India’s economic growth may slow down, says IMF

Government may understate demonetisation effect

May 09, 2017 09:19 pm | Updated 10:11 pm IST - NEW DELHI

The International Monetary Fund headquarters is seen in Washington, Sunday, May 2, 2010. A senior International Monetary Fund official says the IMF's executive board is meeting in Washington to consider how much aid to grant Athens under a massive rescue loan package. (AP Photo/Cliff Owen)

The International Monetary Fund headquarters is seen in Washington, Sunday, May 2, 2010. A senior International Monetary Fund official says the IMF's executive board is meeting in Washington to consider how much aid to grant Athens under a massive rescue loan package. (AP Photo/Cliff Owen)
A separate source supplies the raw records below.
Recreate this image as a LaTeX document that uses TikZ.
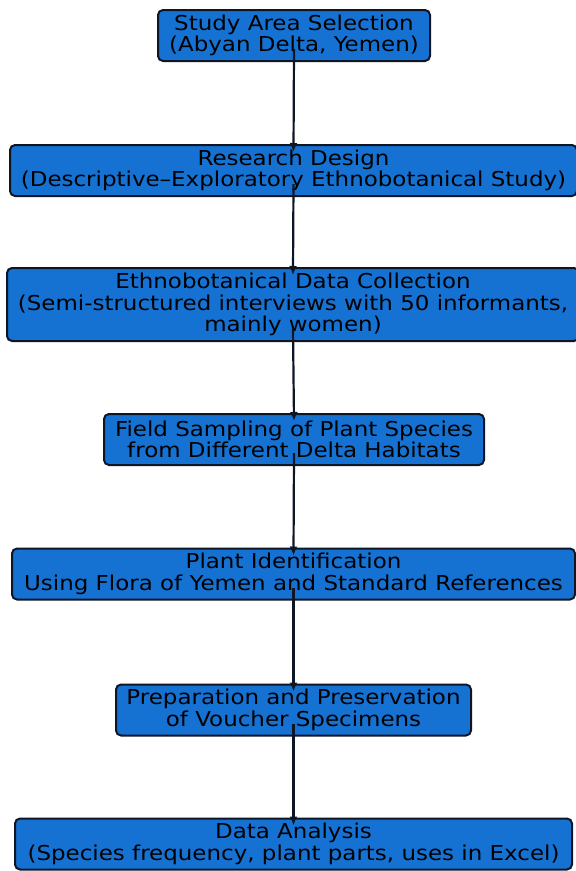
\documentclass[tikz,border=0pt]{standalone}
\usepackage{fontspec}
\setmainfont{DejaVu Sans}[FakeStretch=1.12]
\usetikzlibrary{arrows.meta, positioning}

\definecolor{boxblue}{RGB}{21,114,211}
\definecolor{boxline}{RGB}{14,22,38}

\begin{document}
\begin{tikzpicture}[
  x=1pt, y=-1pt,
  stage/.style={draw=boxline, fill=boxblue, line width=2pt, rounded corners=5pt,
    align=center, inner sep=0pt, minimum height=51pt, text=black,
    font=\fontsize{20.5}{21.5}\selectfont},
  flow/.style={-{Latex[length=9pt,width=8pt]}, line width=2.2pt, draw=boxline}]

  \useasboundingbox (0,0) rectangle (576,871);

  % stages, top to bottom
  \node[stage, minimum width=272pt] (area) at (294,35.5)
    {Study Area Selection\\(Abyan Delta, Yemen)};
  \node[stage, minimum width=567pt] (design) at (293.5,170.5)
    {Research Design\\(Descriptive–Exploratory Ethnobotanical Study)};
  \node[stage, minimum width=572pt, minimum height=73pt] (collect) at (293,304.5)
    {Ethnobotanical Data Collection\\(Semi-structured interviews with 50 informants,\\mainly women)};
  \node[stage, minimum width=380pt] (sampling) at (294,439.5)
    {Field Sampling of Plant Species\\from Different Delta Habitats};
  \node[stage, minimum width=563pt] (ident) at (293.5,574)
    {Plant Identification\\Using Flora of Yemen and Standard References};
  \node[stage, minimum width=355pt] (voucher) at (293.5,710)
    {Preparation and Preservation\\of Voucher Specimens};
  \node[stage, minimum width=557pt] (analysis) at (293.5,844)
    {Data Analysis\\(Species frequency, plant parts, uses in Excel)};

  % connectors
  \draw[flow] ([yshift=13pt]area.south) -- ([yshift=-8pt]design.north);
  \draw[flow] ([yshift=13pt]design.south) -- ([yshift=-8pt]collect.north);
  \draw[flow] ([yshift=13pt]collect.south) -- ([yshift=-8pt]sampling.north);
  \draw[flow] ([yshift=13pt]sampling.south) -- ([yshift=-8pt]ident.north);
  \draw[flow] ([yshift=13pt]ident.south) -- ([yshift=-8pt]voucher.north);
  \draw[flow] ([yshift=13pt]voucher.south) -- ([yshift=-8pt]analysis.north);
\end{tikzpicture}
\end{document}
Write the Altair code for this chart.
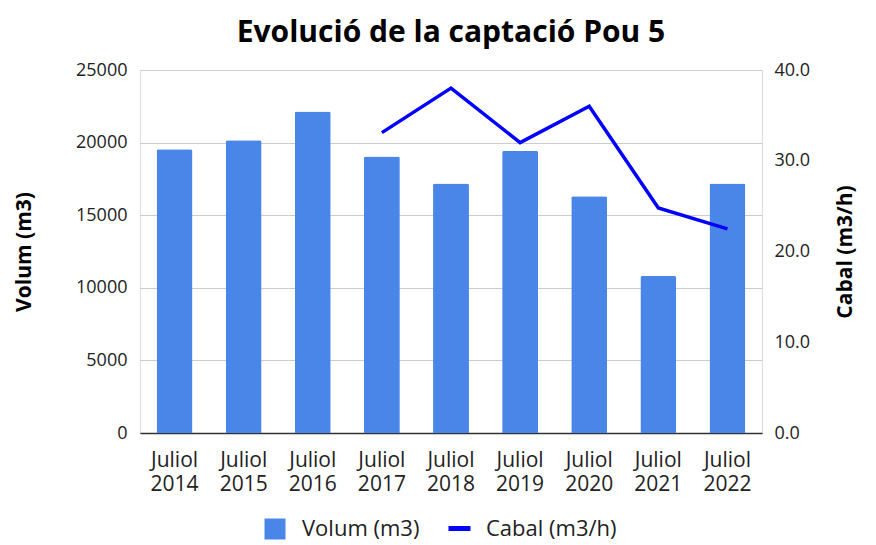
import altair as alt
import pandas as pd

categories = ["Juliol 2014", "Juliol 2015", "Juliol 2016", "Juliol 2017", "Juliol 2018",
              "Juliol 2019", "Juliol 2020", "Juliol 2021", "Juliol 2022"]
volum = [19550, 20170, 22150, 19050, 17190, 19430, 16310, 10810, 17190]
cabal = [None, None, None, 33.1, 38.0, 32.0, 36.0, 24.8, 22.5]

df = pd.DataFrame({"cat": categories, "volum": volum, "cabal": cabal})

FONT = "Open Sans"
TXT = "#222222"

x = alt.X("cat:N", sort=categories, title=None,
          scale=alt.Scale(paddingInner=0.48, paddingOuter=0.24),
          axis=alt.Axis(labelAngle=0, labelExpr="split(datum.label, ' ')",
                        labelFontSize=21, labelColor=TXT, labelPadding=16,
                        ticks=False, domainColor="#333", domainWidth=1.5,
                        labelFont=FONT, labelLineHeight=24))

bars = alt.Chart(df).mark_bar(cornerRadiusTopLeft=2, cornerRadiusTopRight=2).encode(
    x=x,
    y=alt.Y("volum:Q", title="Volum (m3)",
            scale=alt.Scale(domain=[0, 25000]),
            axis=alt.Axis(values=[0, 5000, 10000, 15000, 20000, 25000], format="d",
                          labelFontSize=18, labelColor=TXT, labelFont=FONT,
                          titleFontSize=21, titleFont=FONT, titleFontWeight="bold",
                          titleColor="#000", titlePadding=41,
                          ticks=False, domain=False, gridColor="#cccccc", labelPadding=13)),
    fill=alt.Fill("series:N", scale=alt.Scale(domain=["Volum (m3)"], range=["#4a86e8"]),
                  legend=alt.Legend(title=None, orient="none", legendX=124, legendY=448,
                                    symbolType="square", symbolSize=441,
                                    labelFontSize=22, labelFont=FONT, labelOffset=16,
                                    labelColor=TXT, symbolStrokeWidth=0)),
).transform_calculate(series="'Volum (m3)'")

line = alt.Chart(df).mark_line(strokeWidth=3.5).encode(
    x=x,
    y=alt.Y("cabal:Q", title="Cabal (m3/h)",
            scale=alt.Scale(domain=[0, 40]),
            axis=alt.Axis(values=[0, 10, 20, 30, 40], format=".1f", orient="right",
                          labelFontSize=18, labelColor=TXT, labelFont=FONT,
                          titleFontSize=21, titleFont=FONT, titleFontWeight="bold",
                          titleColor="#000", titlePadding=46, titleAngle=270,
                          ticks=False, domain=False, grid=False, labelPadding=12)),
    stroke=alt.Stroke("series2:N", scale=alt.Scale(domain=["Cabal (m3/h)"], range=["#0000ff"]),
                      legend=alt.Legend(title=None, orient="none", legendX=306, legendY=445,
                                        symbolType="stroke", symbolStrokeWidth=5,
                                        symbolSize=484, labelOffset=13,
                                        labelFontSize=22, labelFont=FONT, labelColor=TXT)),
).transform_filter("datum.cabal != null").transform_calculate(series2="'Cabal (m3/h)'")

chart = alt.layer(bars, line).resolve_scale(y="independent").properties(
    width=622, height=363,
    padding={"left": 5, "top": 10, "right": 4, "bottom": 5},
    title=alt.Title("Evolució de la captació Pou 5", fontSize=30, font=FONT,
                    fontWeight="bold", color="#000", offset=13),
).configure_view(stroke=None).configure(background="white")

chart.save("out.html", embed_options={"renderer": "svg", "actions": False})
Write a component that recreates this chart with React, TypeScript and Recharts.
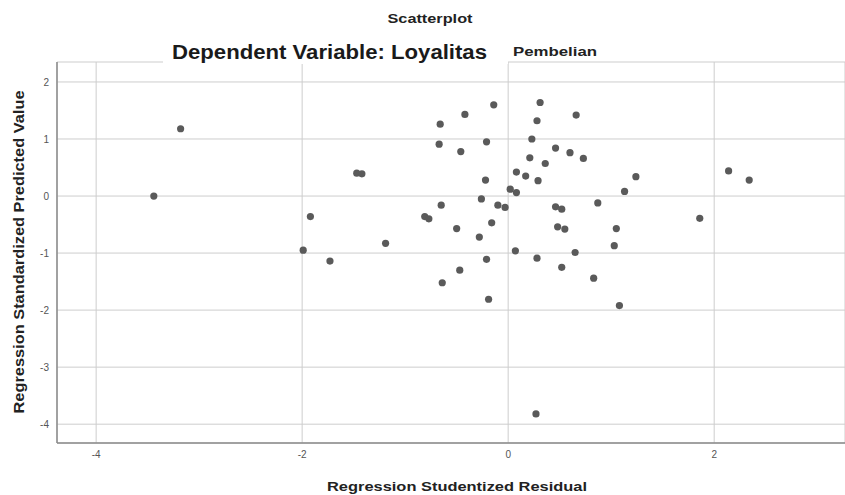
import React from "react";
import { ScatterChart, Scatter, XAxis, YAxis, CartesianGrid } from "recharts";

const studentizedResidual = [
  -3.18, -3.44, -0.14, 0.31, -0.42, 0.66, -0.66, 0.28, -0.67, -0.21,
  -0.46, 0.23, 0.46, 0.6, 0.73, 0.21, 0.36, -1.47, -1.42, 0.08,
  0.17, 0.29, -0.22, 0.02, 0.08, -0.26, -0.65, -0.1, -0.03, 0.46,
  0.52, -1.92, -0.81, -0.77, -0.16, -0.5, 0.48, 0.55, -0.28, -1.19,
  -1.99, 0.07, 0.65, -1.73, -0.21, 0.28, 0.52, -0.47, 1.13, 1.24,
  0.87, 1.05, 1.03, 0.83, -0.64, -0.19, 1.08, 2.14, 2.34, 1.86, 0.27,
];
const standardizedPredicted = [
  1.18, 0.0, 1.6, 1.64, 1.43, 1.42, 1.26, 1.32, 0.91, 0.95,
  0.78, 1.0, 0.84, 0.76, 0.66, 0.67, 0.57, 0.4, 0.39, 0.42,
  0.35, 0.27, 0.28, 0.12, 0.06, -0.05, -0.16, -0.16, -0.2, -0.19,
  -0.23, -0.36, -0.36, -0.4, -0.47, -0.57, -0.54, -0.58, -0.72, -0.83,
  -0.95, -0.96, -0.99, -1.14, -1.11, -1.09, -1.25, -1.3, 0.08, 0.34,
  -0.12, -0.57, -0.87, -1.44, -1.52, -1.81, -1.92, 0.44, 0.28, -0.39, -3.82,
];
const xTicks = [-4, -2, 0, 2];
const yTicks = [-4, -3, -2, -1, 0, 1, 2];

const chartTitle = "Scatterplot";
const subtitleCover = "Dependent Variable: Loyalitas";
const subtitleTail = "Pembelian";
const xTitle = "Regression Studentized Residual";
const yTitle = "Regression Standardized Predicted Value";

const data = studentizedResidual.map((x, i) => ({ x, y: standardizedPredicted[i] }));

const FONT = "'Liberation Sans', Arial, sans-serif";

export default function App() {
  return (
    <div style={{ position: "absolute", left: 0, top: 0, width: 845, height: 495, background: "#fff", fontFamily: FONT }}>
      <ScatterChart width={845} height={495} margin={{ top: 62, right: 0, bottom: 22, left: 0 }}>
        <CartesianGrid stroke="#cdcdcd" strokeWidth={1} />
        <XAxis
          type="number"
          dataKey="x"
          domain={[-4.38, 3.27]}
          ticks={xTicks}
          allowDataOverflow
          height={30}
          tickLine={false}
          axisLine={{ stroke: "#8a8a8a", strokeWidth: 1.5 }}
          tick={{ fill: "#555", fontSize: 10, fontFamily: FONT }}
        />
        <YAxis
          type="number"
          dataKey="y"
          domain={[-4.33, 2.35]}
          ticks={yTicks}
          allowDataOverflow
          width={57}
          tickLine={false}
          axisLine={{ stroke: "#8a8a8a", strokeWidth: 1.5 }}
          tick={{ fill: "#555", fontSize: 10, fontFamily: FONT }}
        />
        <Scatter data={data} fill="#595959" isAnimationActive={false} shape={(p: any) => <circle cx={p.cx} cy={p.cy} r={3.6} fill="#5a5a5a" />} />
      </ScatterChart>
      <svg width={845} height={495} style={{ position: "absolute", left: 0, top: 0, pointerEvents: "none" }}>
        <text x={430} y={23} textAnchor="middle" fontFamily={FONT} fontWeight="bold" fontSize={12} fill="#222" textLength={85} lengthAdjust="spacingAndGlyphs">
          {chartTitle}
        </text>
        <rect x={163} y={34} width={345} height={30} fill="#fff" />
        <text x={172} y={59} fontFamily={FONT} fontWeight="bold" fontSize={20} fill="#1a1a1a" textLength={315} lengthAdjust="spacingAndGlyphs">
          {subtitleCover}
        </text>
        <text x={513} y={56} fontFamily={FONT} fontWeight="bold" fontSize={12} fill="#222" textLength={84} lengthAdjust="spacingAndGlyphs">
          {subtitleTail}
        </text>
        <text x={457} y={491} textAnchor="middle" fontFamily={FONT} fontWeight="bold" fontSize={13} fill="#222" textLength={260} lengthAdjust="spacingAndGlyphs">
          {xTitle}
        </text>
        <text x={0} y={0} transform="translate(24,252) rotate(-90)" textAnchor="middle" fontFamily={FONT} fontWeight="bold" fontSize={14} fill="#222" textLength={323} lengthAdjust="spacingAndGlyphs">
          {yTitle}
        </text>
      </svg>
    </div>
  );
}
The International Monetary Fund’s regional outlook for May has projected a slowdown in India due to a cash crunch caused by demonetisation even as economic growth is expected to remain robust in the Asia and Pacific region compared to the levels projected in the last forecast in October.

The National Accounts Statistics may understate the economic impact of the cash crunch, at least in the near-term, according to the report.

“The recent growth momentum in the largest economies in the region remains particularly strong, reflecting policy stimulus in China and Japan, which in turn is benefitting other economies in Asia,” The IMF’s May 2017 Regional Economic Outlook for Asia and the Pacific said. “More broadly across the region, forward-looking indicators such as the Purchasing Managers’ Index suggest continued strength in activity into early 2017.

Currency initiative

“Growth is revised downward in India due to temporary effects from the currency exchange initiative and in Korea owing to political uncertainty,” it stated.

It added that an analysis by IMF’s staff suggests that, compared to the October 2016 forecasts, cash shortages are likely to slow growth in the financial year 2016-17 by about 4/5ths of a percentage point and financial year 2017-18 growth by about half a percentage point.

“It is likely, however, that National Accounts Statistics, at least in the near-term, may understate the economic impact of the cash crunch,” the report stated.

“Specifically, the impact on the informal economy and cash-based sectors, which are relatively large and have been affected the most by the cash crunch, is likely to be understated because these sectors are either not covered in the official statistics or are proxied by the formal sector activity indicators.”